La autoexigencia es una cualidad, configurada por diferentes aspectos emocionales, que lleva a mantener una actitud de determinación, firmeza, voluntad, responsabilidad, etc., con el fin de alcanzar un determinado objetivo. Esta autoexigencia puede vivirse en “justa medida” y, por tanto, en equilibrio y salud, o puede vivirse “fuera de justa medida”, lo que implica desequilibrio y desarmonía.
Es conveniente recordar que la justa medida para una persona no tiene por qué serlo para otra, por lo que tratar de “instruir” a un hijo en el mismo nivel de autoexigencia que un padre o una madre, no tiene por qué corresponderse con las necesidades del niño, sino con las expectativas del progenitor.

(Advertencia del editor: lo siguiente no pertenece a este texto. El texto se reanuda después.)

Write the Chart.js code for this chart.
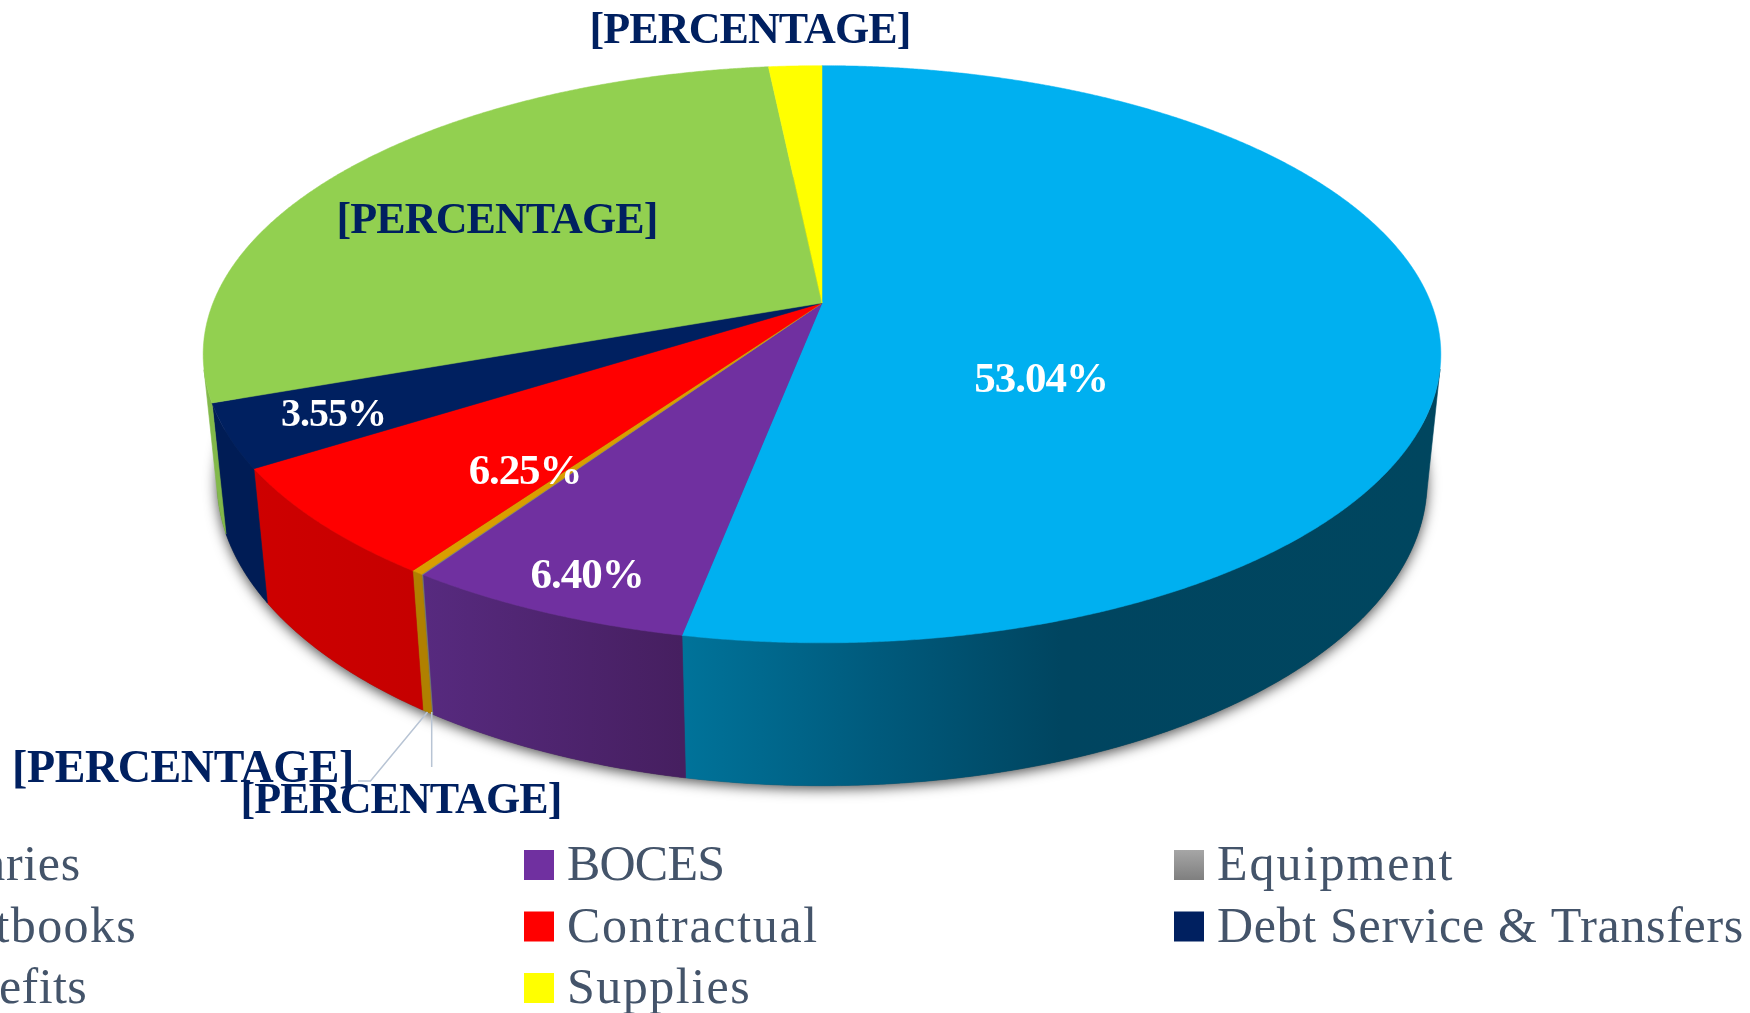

“Exigencia” deriva de la palabra latina exĭgěre, que significa “hacer pagar, cobrar”, “exigir, reclamar”, derivado de ǎgěre, cuyo significado es “empujar”. Siempre es esclarecedor conocer la etimología de las palabras, ya que ofrecen una comprensión más profunda y clarificadora de lo que, verdaderamente, significa el concepto, y de la carga simbólica que implica. Visto desde este punto de vista, la autoexigencia sería la capacidad o acción de empujarse a uno mismo a realizar una acción o dejar de hacerlo, y esto es algo que se puede enseñar y aprender, aunque también se puede nacer con ello.
La “autoexigencia” es un programa mental y emocional que las niñas y niños desarrollan por diferentes factores entre los que están:
– Viene con ellos de nacimiento.
– Lo imitan de su entorno.
– Se les enseña en el entorno familiar y/o educativo.

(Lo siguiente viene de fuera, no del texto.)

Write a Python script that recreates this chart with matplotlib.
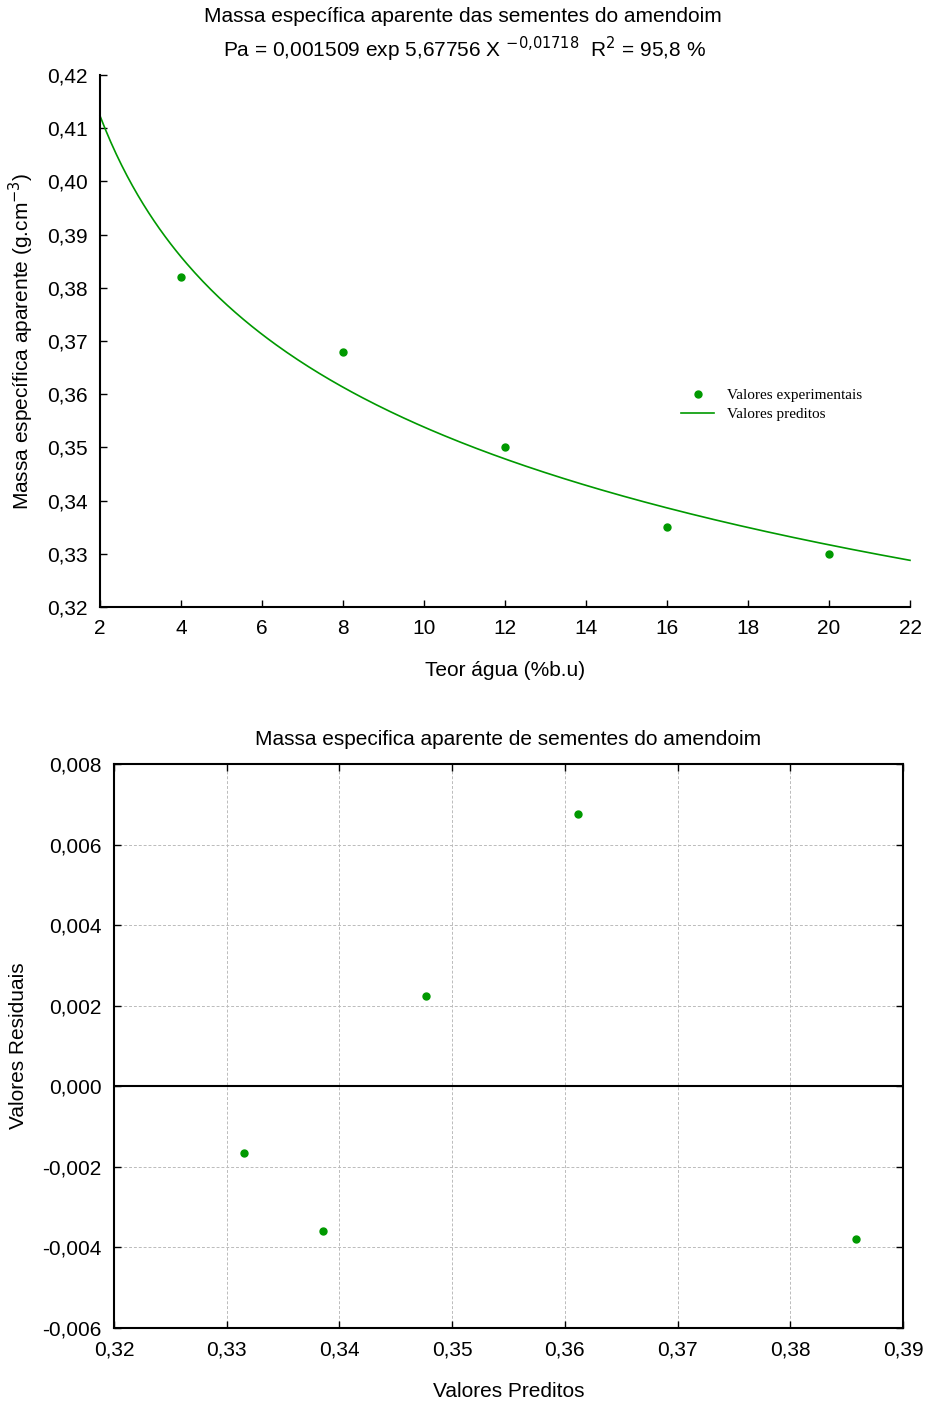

– Lo aprenden ellos para satisfacer a otras personas, generalmente a los padres.
Sea cual sea el motivo, la autoexigencia puede ser equilibrada o desequilibrada. Es equilibrada cuando el niño se pide a sí mismo, o se “empuja”, de manera coherente con sus capacidades y limitaciones, su momento evolutivo y su naturaleza. En este caso se produce un proceso de ajuste entre lo que se puede hacer y lo que se hace, resultando enriquecedor, productivo y sano. El desequilibrio en la autoexigencia se da cuando aquello que el niño se pide a sí mismo supera sus posibilidades físicas, energéticas, emocionales o mentales, es decir, cuando se empuja a ir más allá de lo que verdaderamente puede dar en un momento concreto o, también, cuando pudiendo cumplir con esa autoexigencia, la lleva al límite permanentemente (normalmente de manera inconsciente), lo que le causará tensión en todos los planos.
En ocasiones, los padres, el sistema educativo o el entorno social, mantienen la creencia de que cuanto más autoexigente es uno mejor le va en la vida. Esto puede ser cierto si el objetivo es el éxito social, profesional o económico, pero ya no lo es tanto cuando se trata de vivir en armonía, serenidad y paz interior, ya que la autoexigencia, llevada al extremo, implica una serie de tensiones interiores en diferentes aspectos emocionales, que acaban por desequilibrarse y alterar a la persona su vida interior y exterior.
Esta cualidad implica emociones, sentimientos, creencias y pensamientos que hay que enseñar a gestionar al niño de manera equilibrada y sana, teniendo en cuenta su naturaleza individual y única, sus tendencias y sus necesidades. No todos los niños pueden asumir el mismo grado de autoexigencia. Es necesario reconocer en el niño su potencialidad respecto a esta cualidad, ajustar la enseñanza a su proceso de maduración física, emocional y mental y no proyectar sobre él las expectativas, anhelos o carencias de los padres y otras personas.